## Prompt
Extract the records in full, leaving every picture out.

## Provided data
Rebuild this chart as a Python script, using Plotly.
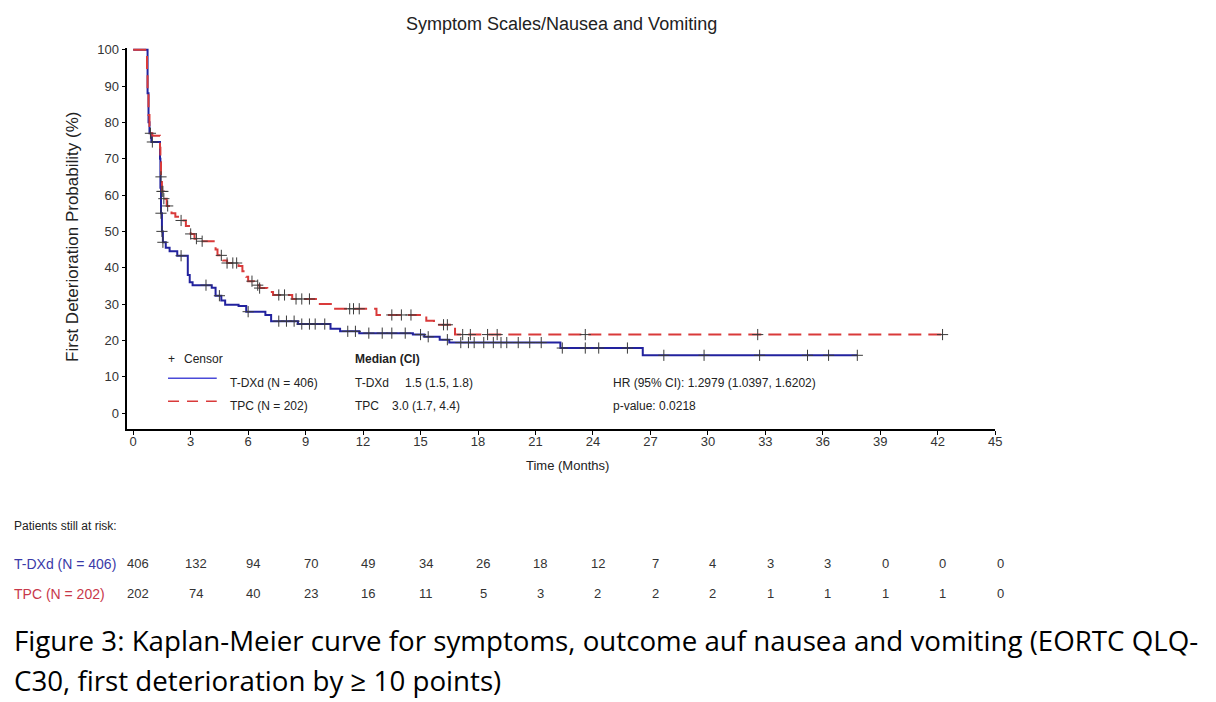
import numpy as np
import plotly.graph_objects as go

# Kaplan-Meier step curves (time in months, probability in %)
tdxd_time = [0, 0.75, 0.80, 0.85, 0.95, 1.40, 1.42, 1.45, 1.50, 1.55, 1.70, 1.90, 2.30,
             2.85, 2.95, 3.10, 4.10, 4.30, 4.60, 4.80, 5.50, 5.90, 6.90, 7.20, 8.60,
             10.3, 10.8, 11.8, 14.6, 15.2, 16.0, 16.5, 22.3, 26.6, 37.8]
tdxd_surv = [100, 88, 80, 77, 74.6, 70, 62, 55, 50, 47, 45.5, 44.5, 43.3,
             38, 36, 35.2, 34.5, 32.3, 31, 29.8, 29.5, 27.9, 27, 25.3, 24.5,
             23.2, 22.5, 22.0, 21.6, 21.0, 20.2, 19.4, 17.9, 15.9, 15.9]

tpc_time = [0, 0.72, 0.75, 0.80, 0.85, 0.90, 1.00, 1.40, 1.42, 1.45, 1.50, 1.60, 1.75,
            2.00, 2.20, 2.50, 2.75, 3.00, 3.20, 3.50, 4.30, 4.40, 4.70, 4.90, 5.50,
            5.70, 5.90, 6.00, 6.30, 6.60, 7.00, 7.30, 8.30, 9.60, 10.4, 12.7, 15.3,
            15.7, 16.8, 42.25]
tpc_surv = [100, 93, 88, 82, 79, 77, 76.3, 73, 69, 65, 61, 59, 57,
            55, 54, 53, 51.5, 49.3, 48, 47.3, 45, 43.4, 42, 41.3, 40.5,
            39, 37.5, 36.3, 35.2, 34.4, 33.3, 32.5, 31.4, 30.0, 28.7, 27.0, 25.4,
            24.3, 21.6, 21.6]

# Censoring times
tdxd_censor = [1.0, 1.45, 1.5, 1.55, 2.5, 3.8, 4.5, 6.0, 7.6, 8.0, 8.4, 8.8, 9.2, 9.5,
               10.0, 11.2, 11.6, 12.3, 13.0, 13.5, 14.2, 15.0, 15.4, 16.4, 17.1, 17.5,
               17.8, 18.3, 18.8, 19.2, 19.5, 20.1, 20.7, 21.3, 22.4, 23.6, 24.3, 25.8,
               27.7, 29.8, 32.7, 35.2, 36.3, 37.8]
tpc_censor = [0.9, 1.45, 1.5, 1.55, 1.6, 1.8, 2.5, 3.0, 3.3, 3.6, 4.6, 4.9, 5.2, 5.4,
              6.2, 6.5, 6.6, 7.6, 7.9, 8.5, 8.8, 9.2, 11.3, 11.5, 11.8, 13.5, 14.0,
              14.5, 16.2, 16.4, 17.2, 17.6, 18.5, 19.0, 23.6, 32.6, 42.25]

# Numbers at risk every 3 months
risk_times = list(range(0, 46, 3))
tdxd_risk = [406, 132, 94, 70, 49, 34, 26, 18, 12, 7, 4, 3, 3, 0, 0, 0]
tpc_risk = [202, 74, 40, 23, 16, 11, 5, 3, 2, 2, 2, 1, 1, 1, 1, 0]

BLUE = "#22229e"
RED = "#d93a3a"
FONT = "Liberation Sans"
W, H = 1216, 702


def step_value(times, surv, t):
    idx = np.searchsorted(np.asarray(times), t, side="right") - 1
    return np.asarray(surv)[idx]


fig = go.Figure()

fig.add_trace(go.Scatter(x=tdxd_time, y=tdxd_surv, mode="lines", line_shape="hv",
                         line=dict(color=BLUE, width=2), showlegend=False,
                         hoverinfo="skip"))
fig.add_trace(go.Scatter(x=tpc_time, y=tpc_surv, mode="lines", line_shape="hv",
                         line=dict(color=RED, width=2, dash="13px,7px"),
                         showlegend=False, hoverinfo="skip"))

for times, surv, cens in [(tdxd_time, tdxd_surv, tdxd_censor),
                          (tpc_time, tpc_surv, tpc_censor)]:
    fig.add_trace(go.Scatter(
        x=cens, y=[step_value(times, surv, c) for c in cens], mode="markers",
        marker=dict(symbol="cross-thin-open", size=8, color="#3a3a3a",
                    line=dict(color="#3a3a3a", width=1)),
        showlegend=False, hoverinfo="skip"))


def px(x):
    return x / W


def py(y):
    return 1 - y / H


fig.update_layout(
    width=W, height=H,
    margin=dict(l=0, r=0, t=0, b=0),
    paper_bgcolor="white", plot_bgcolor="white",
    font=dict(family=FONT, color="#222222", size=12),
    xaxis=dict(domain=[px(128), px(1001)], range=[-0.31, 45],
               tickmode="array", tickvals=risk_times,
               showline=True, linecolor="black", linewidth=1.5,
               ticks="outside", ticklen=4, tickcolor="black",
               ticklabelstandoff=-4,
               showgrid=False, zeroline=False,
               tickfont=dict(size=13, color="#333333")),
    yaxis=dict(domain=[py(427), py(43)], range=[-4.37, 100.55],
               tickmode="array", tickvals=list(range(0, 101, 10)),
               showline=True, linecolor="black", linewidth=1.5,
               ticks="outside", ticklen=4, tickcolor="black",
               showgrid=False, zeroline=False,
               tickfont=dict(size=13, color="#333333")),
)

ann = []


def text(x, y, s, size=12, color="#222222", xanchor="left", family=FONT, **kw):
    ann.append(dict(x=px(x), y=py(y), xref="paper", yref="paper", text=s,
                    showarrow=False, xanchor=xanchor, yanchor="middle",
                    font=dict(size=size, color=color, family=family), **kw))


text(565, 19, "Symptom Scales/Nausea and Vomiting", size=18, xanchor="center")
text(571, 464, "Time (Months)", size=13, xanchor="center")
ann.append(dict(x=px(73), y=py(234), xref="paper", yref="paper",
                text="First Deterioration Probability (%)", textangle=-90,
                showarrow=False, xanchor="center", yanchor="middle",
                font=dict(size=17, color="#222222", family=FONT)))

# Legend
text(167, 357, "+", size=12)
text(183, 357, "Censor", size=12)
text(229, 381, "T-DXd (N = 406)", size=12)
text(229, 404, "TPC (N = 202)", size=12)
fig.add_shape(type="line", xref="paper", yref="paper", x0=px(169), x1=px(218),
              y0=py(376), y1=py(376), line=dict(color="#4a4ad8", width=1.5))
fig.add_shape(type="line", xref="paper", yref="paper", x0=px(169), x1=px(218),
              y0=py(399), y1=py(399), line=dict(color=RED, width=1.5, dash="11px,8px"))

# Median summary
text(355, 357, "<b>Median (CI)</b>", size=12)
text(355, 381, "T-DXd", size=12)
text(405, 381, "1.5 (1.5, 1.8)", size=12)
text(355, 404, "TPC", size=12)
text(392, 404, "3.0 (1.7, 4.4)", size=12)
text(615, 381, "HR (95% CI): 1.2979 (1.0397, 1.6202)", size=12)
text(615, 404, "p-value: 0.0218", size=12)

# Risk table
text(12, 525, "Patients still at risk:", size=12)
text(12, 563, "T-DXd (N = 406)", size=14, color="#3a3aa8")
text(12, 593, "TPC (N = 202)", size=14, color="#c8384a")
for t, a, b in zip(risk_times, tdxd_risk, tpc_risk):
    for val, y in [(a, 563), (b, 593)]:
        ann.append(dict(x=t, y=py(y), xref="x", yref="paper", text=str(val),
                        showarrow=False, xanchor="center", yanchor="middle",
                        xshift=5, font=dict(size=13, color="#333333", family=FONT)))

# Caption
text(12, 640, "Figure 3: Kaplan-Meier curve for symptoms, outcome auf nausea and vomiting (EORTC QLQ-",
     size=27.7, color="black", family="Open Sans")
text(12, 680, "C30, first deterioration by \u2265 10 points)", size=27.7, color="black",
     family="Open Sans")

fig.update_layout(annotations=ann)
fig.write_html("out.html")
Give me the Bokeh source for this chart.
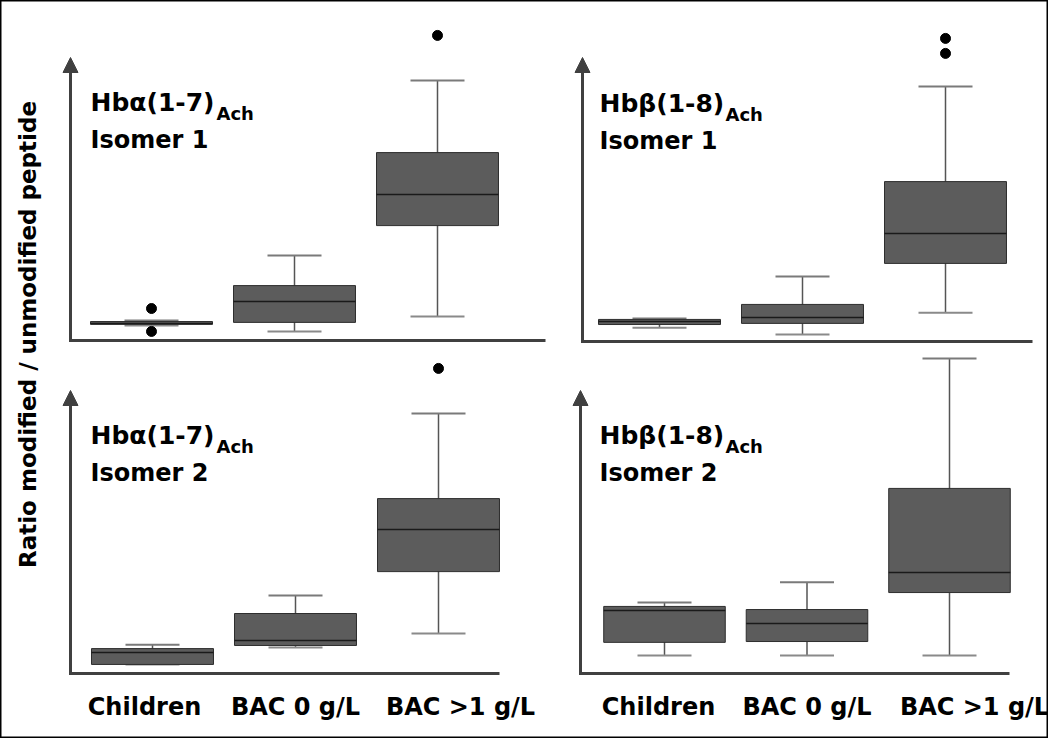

## Task result
Rebuild this chart as a Python script, using Plotly.
import numpy as np
import plotly.graph_objects as go

# Kaplan-Meier step curves (time in months, probability in %)
tdxd_time = [0, 0.75, 0.80, 0.85, 0.95, 1.40, 1.42, 1.45, 1.50, 1.55, 1.70, 1.90, 2.30,
             2.85, 2.95, 3.10, 4.10, 4.30, 4.60, 4.80, 5.50, 5.90, 6.90, 7.20, 8.60,
             10.3, 10.8, 11.8, 14.6, 15.2, 16.0, 16.5, 22.3, 26.6, 37.8]
tdxd_surv = [100, 88, 80, 77, 74.6, 70, 62, 55, 50, 47, 45.5, 44.5, 43.3,
             38, 36, 35.2, 34.5, 32.3, 31, 29.8, 29.5, 27.9, 27, 25.3, 24.5,
             23.2, 22.5, 22.0, 21.6, 21.0, 20.2, 19.4, 17.9, 15.9, 15.9]

tpc_time = [0, 0.72, 0.75, 0.80, 0.85, 0.90, 1.00, 1.40, 1.42, 1.45, 1.50, 1.60, 1.75,
            2.00, 2.20, 2.50, 2.75, 3.00, 3.20, 3.50, 4.30, 4.40, 4.70, 4.90, 5.50,
            5.70, 5.90, 6.00, 6.30, 6.60, 7.00, 7.30, 8.30, 9.60, 10.4, 12.7, 15.3,
            15.7, 16.8, 42.25]
tpc_surv = [100, 93, 88, 82, 79, 77, 76.3, 73, 69, 65, 61, 59, 57,
            55, 54, 53, 51.5, 49.3, 48, 47.3, 45, 43.4, 42, 41.3, 40.5,
            39, 37.5, 36.3, 35.2, 34.4, 33.3, 32.5, 31.4, 30.0, 28.7, 27.0, 25.4,
            24.3, 21.6, 21.6]

# Censoring times
tdxd_censor = [1.0, 1.45, 1.5, 1.55, 2.5, 3.8, 4.5, 6.0, 7.6, 8.0, 8.4, 8.8, 9.2, 9.5,
               10.0, 11.2, 11.6, 12.3, 13.0, 13.5, 14.2, 15.0, 15.4, 16.4, 17.1, 17.5,
               17.8, 18.3, 18.8, 19.2, 19.5, 20.1, 20.7, 21.3, 22.4, 23.6, 24.3, 25.8,
               27.7, 29.8, 32.7, 35.2, 36.3, 37.8]
tpc_censor = [0.9, 1.45, 1.5, 1.55, 1.6, 1.8, 2.5, 3.0, 3.3, 3.6, 4.6, 4.9, 5.2, 5.4,
              6.2, 6.5, 6.6, 7.6, 7.9, 8.5, 8.8, 9.2, 11.3, 11.5, 11.8, 13.5, 14.0,
              14.5, 16.2, 16.4, 17.2, 17.6, 18.5, 19.0, 23.6, 32.6, 42.25]

# Numbers at risk every 3 months
risk_times = list(range(0, 46, 3))
tdxd_risk = [406, 132, 94, 70, 49, 34, 26, 18, 12, 7, 4, 3, 3, 0, 0, 0]
tpc_risk = [202, 74, 40, 23, 16, 11, 5, 3, 2, 2, 2, 1, 1, 1, 1, 0]

BLUE = "#22229e"
RED = "#d93a3a"
FONT = "Liberation Sans"
W, H = 1216, 702


def step_value(times, surv, t):
    idx = np.searchsorted(np.asarray(times), t, side="right") - 1
    return np.asarray(surv)[idx]


fig = go.Figure()

fig.add_trace(go.Scatter(x=tdxd_time, y=tdxd_surv, mode="lines", line_shape="hv",
                         line=dict(color=BLUE, width=2), showlegend=False,
                         hoverinfo="skip"))
fig.add_trace(go.Scatter(x=tpc_time, y=tpc_surv, mode="lines", line_shape="hv",
                         line=dict(color=RED, width=2, dash="13px,7px"),
                         showlegend=False, hoverinfo="skip"))

for times, surv, cens in [(tdxd_time, tdxd_surv, tdxd_censor),
                          (tpc_time, tpc_surv, tpc_censor)]:
    fig.add_trace(go.Scatter(
        x=cens, y=[step_value(times, surv, c) for c in cens], mode="markers",
        marker=dict(symbol="cross-thin-open", size=8, color="#3a3a3a",
                    line=dict(color="#3a3a3a", width=1)),
        showlegend=False, hoverinfo="skip"))


def px(x):
    return x / W


def py(y):
    return 1 - y / H


fig.update_layout(
    width=W, height=H,
    margin=dict(l=0, r=0, t=0, b=0),
    paper_bgcolor="white", plot_bgcolor="white",
    font=dict(family=FONT, color="#222222", size=12),
    xaxis=dict(domain=[px(128), px(1001)], range=[-0.31, 45],
               tickmode="array", tickvals=risk_times,
               showline=True, linecolor="black", linewidth=1.5,
               ticks="outside", ticklen=4, tickcolor="black",
               ticklabelstandoff=-4,
               showgrid=False, zeroline=False,
               tickfont=dict(size=13, color="#333333")),
    yaxis=dict(domain=[py(427), py(43)], range=[-4.37, 100.55],
               tickmode="array", tickvals=list(range(0, 101, 10)),
               showline=True, linecolor="black", linewidth=1.5,
               ticks="outside", ticklen=4, tickcolor="black",
               showgrid=False, zeroline=False,
               tickfont=dict(size=13, color="#333333")),
)

ann = []


def text(x, y, s, size=12, color="#222222", xanchor="left", family=FONT, **kw):
    ann.append(dict(x=px(x), y=py(y), xref="paper", yref="paper", text=s,
                    showarrow=False, xanchor=xanchor, yanchor="middle",
                    font=dict(size=size, color=color, family=family), **kw))


text(565, 19, "Symptom Scales/Nausea and Vomiting", size=18, xanchor="center")
text(571, 464, "Time (Months)", size=13, xanchor="center")
ann.append(dict(x=px(73), y=py(234), xref="paper", yref="paper",
                text="First Deterioration Probability (%)", textangle=-90,
                showarrow=False, xanchor="center", yanchor="middle",
                font=dict(size=17, color="#222222", family=FONT)))

# Legend
text(167, 357, "+", size=12)
text(183, 357, "Censor", size=12)
text(229, 381, "T-DXd (N = 406)", size=12)
text(229, 404, "TPC (N = 202)", size=12)
fig.add_shape(type="line", xref="paper", yref="paper", x0=px(169), x1=px(218),
              y0=py(376), y1=py(376), line=dict(color="#4a4ad8", width=1.5))
fig.add_shape(type="line", xref="paper", yref="paper", x0=px(169), x1=px(218),
              y0=py(399), y1=py(399), line=dict(color=RED, width=1.5, dash="11px,8px"))

# Median summary
text(355, 357, "<b>Median (CI)</b>", size=12)
text(355, 381, "T-DXd", size=12)
text(405, 381, "1.5 (1.5, 1.8)", size=12)
text(355, 404, "TPC", size=12)
text(392, 404, "3.0 (1.7, 4.4)", size=12)
text(615, 381, "HR (95% CI): 1.2979 (1.0397, 1.6202)", size=12)
text(615, 404, "p-value: 0.0218", size=12)

# Risk table
text(12, 525, "Patients still at risk:", size=12)
text(12, 563, "T-DXd (N = 406)", size=14, color="#3a3aa8")
text(12, 593, "TPC (N = 202)", size=14, color="#c8384a")
for t, a, b in zip(risk_times, tdxd_risk, tpc_risk):
    for val, y in [(a, 563), (b, 593)]:
        ann.append(dict(x=t, y=py(y), xref="x", yref="paper", text=str(val),
                        showarrow=False, xanchor="center", yanchor="middle",
                        xshift=5, font=dict(size=13, color="#333333", family=FONT)))

# Caption
text(12, 640, "Figure 3: Kaplan-Meier curve for symptoms, outcome auf nausea and vomiting (EORTC QLQ-",
     size=27.7, color="black", family="Open Sans")
text(12, 680, "C30, first deterioration by \u2265 10 points)", size=27.7, color="black",
     family="Open Sans")

fig.update_layout(annotations=ann)
fig.write_html("out.html")
Give me the Bokeh source for this chart.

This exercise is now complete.